L'ancienne ministre et porte-parole du candidat Benoît Hamon dénonce le projet de suppression du compte pénibilité proposé par François Fillon. Et notamment parce que les conditions de travail des ouvriers expliquent un écart de sept ans d'espérance de vie avec les ouvriers.
Invitée de la chaîne LCP mardi 14 mars, Aurélie Filippetti affirme ceci :
"On sait aujourd'hui qu'entre un ouvrier et un cadre, il y a sept ans d'espérance de vie en raison des conditions de travail."
Sept ans d'espérance de vie en moins pour les cadres ?
Vrai.
Dans une étude publiée l'an dernier, l'Insee explique qu'à 35 ans, un cadre a une espérance de vie de 49 ans, contre 42,6 pour un ouvrier. L'écart est donc de 6,4 ans d'après l'Institut public des statistiques, soit a peu près le chiffre qu'avance Aurélie Filippetti.
Il faut préciser que cette différence vaut pour les hommes. L'écart entre femmes ouvrières et cadres est un peu plus réduit : 3,2 années en faveur des secondes. Ceci dit, que ce soit pour les hommes ou les femmes, il existe bien un écart significatif d'éspérance de vie à 35 ans selon la catégorie sociale.
Un écart lié aux conditions de travail ?
Plutôt vrai.
Comme le précise l'Insee, "les natures mêmes des professions exercées expliquent en partie ces écarts. En effet, les cadres sont moins soumis aux risques professionnels (accidents, maladies, expositions à des produits toxiques …) que les ouvriers".
Ainsi, d'après les derniers éléments du ministère du Travail, plus de 60% des accidents du travail reconnus concernent des ouvriers contre un peu plus de 2% pour les cadres. Par ailleurs, les ouvriers représentent les deux tiers des salariés exposés à au moins un cancérogène chimique, selon une autre étude ministèrielle.
Renoncement aux soins et comportements à risque
Mais les conditions de travail stricto sensu n'expliquent pas l'intégralité de cet écart d'espérance de vie.
L'Insee exlique que les cadres "appartiennent à un groupe social dont les modes de vie sont favorables à une bonne santé : les comportements de santé à risque, les moindres recours et accès aux soins, ou encore l’obésité sont moins fréquents chez les cadres que chez les ouvriers."
De fait, d'après la Drees, les ouvriers représentent la deuxième catégorie socio-professionnelle a renoncer à des soins pour raisons financières, derrière les employés, et loin devant les cadres.
Sur l'obésité, la dernière enquête Obépi, la prévalence chez les ouvriers était de 16,7% en 2012 contre 8,7% pour les cadres supérieurs et les professions libérales.
Par ailleurs, les ouvriers fument deux fois plus que les cadres, selon les dernières données de l'Inpes.
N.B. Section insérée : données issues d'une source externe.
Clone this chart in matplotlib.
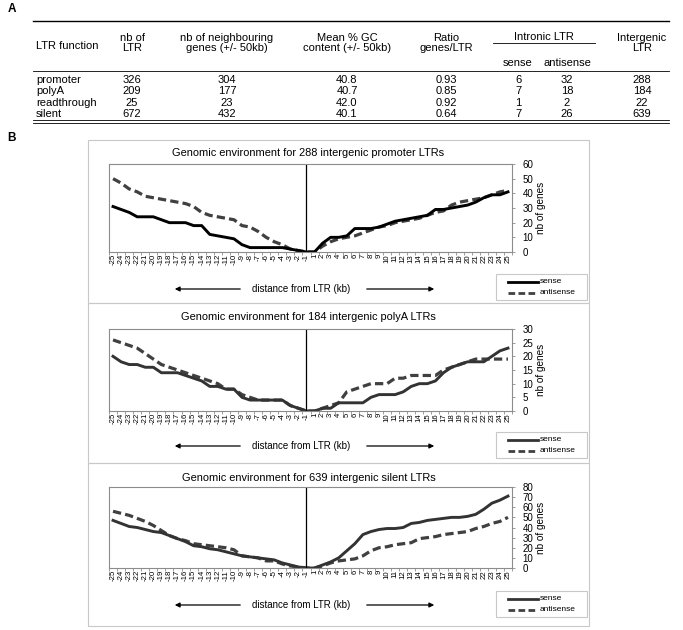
import matplotlib
matplotlib.use("Agg")
import matplotlib.pyplot as plt
from matplotlib.patches import Rectangle

plt.rcParams['font.family'] = ['Liberation Sans', 'DejaVu Sans']

W, H = 683, 630

# ---- table data (panel A) ----
ltr_function = ['promoter', 'polyA', 'readthrough', 'silent']
nb_ltr = ['326', '209', '25', '672']
nb_genes = ['304', '177', '23', '432']
mean_gc = ['40.8', '40.7', '42.0', '40.1']
ratio = ['0.93', '0.85', '0.92', '0.64']
intronic_sense = ['6', '7', '1', '7']
intronic_antisense = ['32', '18', '2', '26']
intergenic = ['288', '184', '22', '639']

# ---- line data (panel B) ----
distance = [str(d) for d in range(-25, 0)] + [str(d) for d in range(1, 26)]

promoter_sense = [31, 29, 27, 24, 24, 24, 22, 20, 20, 20, 18, 18, 12, 11, 10, 9, 5, 3, 3, 3, 3, 3, 2, 1, 0,
                  0, 6, 10, 10, 11, 16, 16, 16, 17, 19, 21, 22, 23, 24, 25, 29, 29, 30, 31, 32, 34, 37, 39, 39, 41]
promoter_antisense = [50, 47, 43, 41, 38, 37, 36, 35, 34, 33, 31, 27, 25, 24, 23, 22, 18, 17, 14, 10, 7, 5, 2, 1, 0,
                      0, 4, 7, 9, 10, 11, 13, 15, 17, 18, 20, 21, 22, 23, 25, 27, 28, 32, 34, 35, 36, 37, 39, 41, 42]

polya_sense = [20, 18, 17, 17, 16, 16, 14, 14, 14, 13, 12, 11, 9, 9, 8, 8, 5, 4, 4, 4, 4, 4, 2, 1, 0,
               0, 1, 1, 3, 3, 3, 3, 5, 6, 6, 6, 7, 9, 10, 10, 11, 14, 16, 17, 18, 18, 18, 20, 22, 23]
polya_antisense = [26, 25, 24, 23, 21, 19, 17, 16, 15, 14, 13, 12, 11, 10, 8, 8, 6, 5, 4, 4, 4, 4, 2, 1, 0,
                   0, 1, 2, 3, 7, 8, 9, 10, 10, 10, 12, 12, 13, 13, 13, 13, 15, 16, 17, 18, 19, 19, 19, 19, 19]

silent_sense = [47, 44, 41, 40, 38, 36, 35, 32, 29, 26, 22, 21, 19, 18, 16, 14, 12, 11, 10, 9, 8, 5, 3, 1, 0,
                0, 3, 6, 10, 17, 24, 33, 36, 38, 39, 39, 40, 44, 45, 47, 48, 49, 50, 50, 51, 53, 58, 64, 67, 71]
silent_antisense = [56, 54, 52, 49, 46, 42, 37, 32, 29, 27, 24, 23, 22, 21, 20, 18, 12, 11, 10, 7, 7, 4, 2, 1, 0,
                    0, 2, 5, 7, 8, 9, 12, 17, 20, 21, 23, 24, 25, 29, 30, 31, 33, 34, 35, 36, 39, 41, 44, 46, 50]

titles = ['Genomic environment for 288 intergenic promoter LTRs',
          'Genomic environment for 184 intergenic polyA LTRs',
          'Genomic environment for 639 intergenic silent LTRs']


def px_axes(fig, l, t, r, b):
    return fig.add_axes([l / W, 1 - b / H, (r - l) / W, (b - t) / H])


fig = plt.figure(figsize=(W / 100, H / 100), dpi=100)
ov = fig.add_axes([0, 0, 1, 1])
ov.set_xlim(0, W)
ov.set_ylim(H, 0)
ov.axis('off')

# ---------------- panel A: table ----------------
ov.text(8, 9, 'A', fontsize=8.5, fontweight='bold', ha='left', va='center')
fs = 8
ov.plot([33, 669], [21, 21], color='black', lw=1.0)
ov.plot([33, 669], [71, 71], color='black', lw=0.6)
ov.plot([493, 595], [43, 43], color='black', lw=0.6)
ov.plot([33, 669], [120, 120], color='black', lw=0.6)
ov.plot([33, 669], [122.5, 122.5], color='black', lw=0.6)

ov.text(36, 46, 'LTR function', fontsize=fs, ha='left', va='center')
headers = [(132, 'nb of\nLTR'), (227, 'nb of neighbouring\ngenes (+/- 50kb)'),
           (347, 'Mean % GC\ncontent (+/- 50kb)'), (446, 'Ratio\ngenes/LTR'),
           (642, 'Intergenic\nLTR')]
for x, lab in headers:
    ov.text(x, 43, lab, fontsize=fs, ha='center', va='center', linespacing=1.1)
ov.text(544, 37, 'Intronic LTR', fontsize=fs, ha='center', va='center')
ov.text(518, 63, 'sense', fontsize=fs, ha='center', va='center')
ov.text(567, 63, 'antisense', fontsize=fs, ha='center', va='center')

row_y = [80, 91.5, 103, 114]
cols = [nb_ltr, nb_genes, mean_gc, ratio, intronic_sense, intronic_antisense, intergenic]
col_x = [132, 227, 347, 446, 518, 567, 642]
for i, y in enumerate(row_y):
    ov.text(36, y, ltr_function[i], fontsize=fs, ha='left', va='center')
    for cx, col in zip(col_x, cols):
        ov.text(cx, y, col[i], fontsize=fs, ha='center', va='center')

# ---------------- panel B: line charts ----------------
ov.text(7, 138, 'B', fontsize=8.5, fontweight='bold', ha='left', va='center')

layout = [
    dict(box=(88, 140, 589, 303), title_y=153, plot=(109, 164, 512, 252), ymax=60, step=10,
         arrow_y=289, leg=(496, 274, 587, 300), sense_col='black'),
    dict(box=(88, 303, 589, 463), title_y=317, plot=(109, 329, 512, 411), ymax=30, step=5,
         arrow_y=446, leg=(496, 432, 587, 458), sense_col='#333333'),
    dict(box=(88, 463, 589, 626), title_y=478, plot=(109, 487, 512, 568), ymax=80, step=10,
         arrow_y=605, leg=(496, 591, 587, 617), sense_col='#333333'),
]
series = [(promoter_sense, promoter_antisense),
          (polya_sense, polya_antisense),
          (silent_sense, silent_antisense)]

grey = '#8c8c8c'
dash_col = '#404040'
xs = list(range(len(distance)))

for k, (lay, (sense, anti)) in enumerate(zip(layout, series)):
    l, t, r, b = lay['box']
    ov.add_patch(Rectangle((l, t), r - l, b - t, fill=False, ec='#c8c8c8', lw=0.8))
    pl, pt, pr, pb = lay['plot']
    ov.text((pl + pr) / 2 - 2, lay['title_y'], titles[k], fontsize=7.9, ha='center', va='center')

    ax = px_axes(fig, *lay['plot'])
    ax.set_facecolor('white')
    ax.plot(xs, anti, color=dash_col, lw=2.3, dashes=(2.6, 1.3), solid_capstyle='butt')
    ax.plot(xs, sense, color=lay['sense_col'], lw=2.1)
    ax.axvline(24, color='black', lw=0.9)
    ax.set_xlim(-0.5, len(xs) - 0.5)
    ax.set_ylim(0, lay['ymax'])
    for s in ax.spines.values():
        s.set_color(grey)
        s.set_linewidth(0.8)
    ax.set_xticks(xs)
    ax.set_xticklabels(distance, rotation=90, fontsize=5.6)
    ax.set_xticks([i - 0.5 for i in range(len(xs) + 1)], minor=True)
    ax.tick_params(axis='x', which='major', length=0, pad=1.5)
    ax.tick_params(axis='x', which='minor', length=2.5, color=grey, width=0.6)
    ax.yaxis.tick_right()
    ax.set_yticks(range(0, lay['ymax'] + 1, lay['step']))
    ax.tick_params(axis='y', length=2.5, color=grey, width=0.6, labelsize=7, pad=5)
    ax.yaxis.set_label_position('right')
    ax.set_ylabel('nb of genes', fontsize=7.2, labelpad=2)

    ay = lay['arrow_y']
    ov.text(301, ay, 'distance from LTR (kb)', fontsize=7, ha='center', va='center')
    ov.annotate('', xy=(172, ay), xytext=(243, ay),
                arrowprops=dict(arrowstyle='-|>', color='black', lw=0.9, mutation_scale=7))
    ov.annotate('', xy=(437, ay), xytext=(364, ay),
                arrowprops=dict(arrowstyle='-|>', color='black', lw=0.9, mutation_scale=7))

    ll, lt, lr, lb = lay['leg']
    ov.add_patch(Rectangle((ll, lt), lr - ll, lb - lt, fill=False, ec='#c8c8c8', lw=0.8))
    y1 = lt + (lb - lt) * 0.3
    y2 = lt + (lb - lt) * 0.72
    ov.plot([508, 538], [y1, y1], color=lay['sense_col'], lw=2.0)
    ov.plot([508, 538], [y2, y2], color=dash_col, lw=2.0, dashes=(2.4, 1.2))
    ov.text(540, y1, 'sense', fontsize=6, ha='left', va='center')
    ov.text(540, y2, 'antisense', fontsize=6, ha='left', va='center')

fig.savefig('out.png', dpi=100)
D'après la dernière enquête sur les dépenses des familles de l'Insee (2011), le poste "Boissons alcoolisées et tabac" est le seul pour lequel les ménages d'ouvriers dépensent un peu plus que les ménages de cadres. Une différence qui s'explique essentiellement par les achats de tabac et de spiritueux.
Disparités selon la catégorie sociale... mais pas seulement
Le statut face à l'emploi et les inégalités économiques pèsent donc clairement sur les comportements de santé. Mais dans son étude sur les écarts d'espérance de vie à 35 ans, l'Insee note que "les ouvrières vivent en moyenne presque un an de plus que les hommes cadres".
Pourtant, les ouvrières ont des revenus inférieurs et sont plus exposés à la pénibilité au travail que les cadres. Mais l'Insee explique que certains comportements sont plus favorables aux ouvrières : "les ouvrières consomment par exemple moins d’alcool que les hommes cadres à tout âge. De plus, elles bénéficient d’un meilleur suivi médical, en particulier pendant la vie féconde".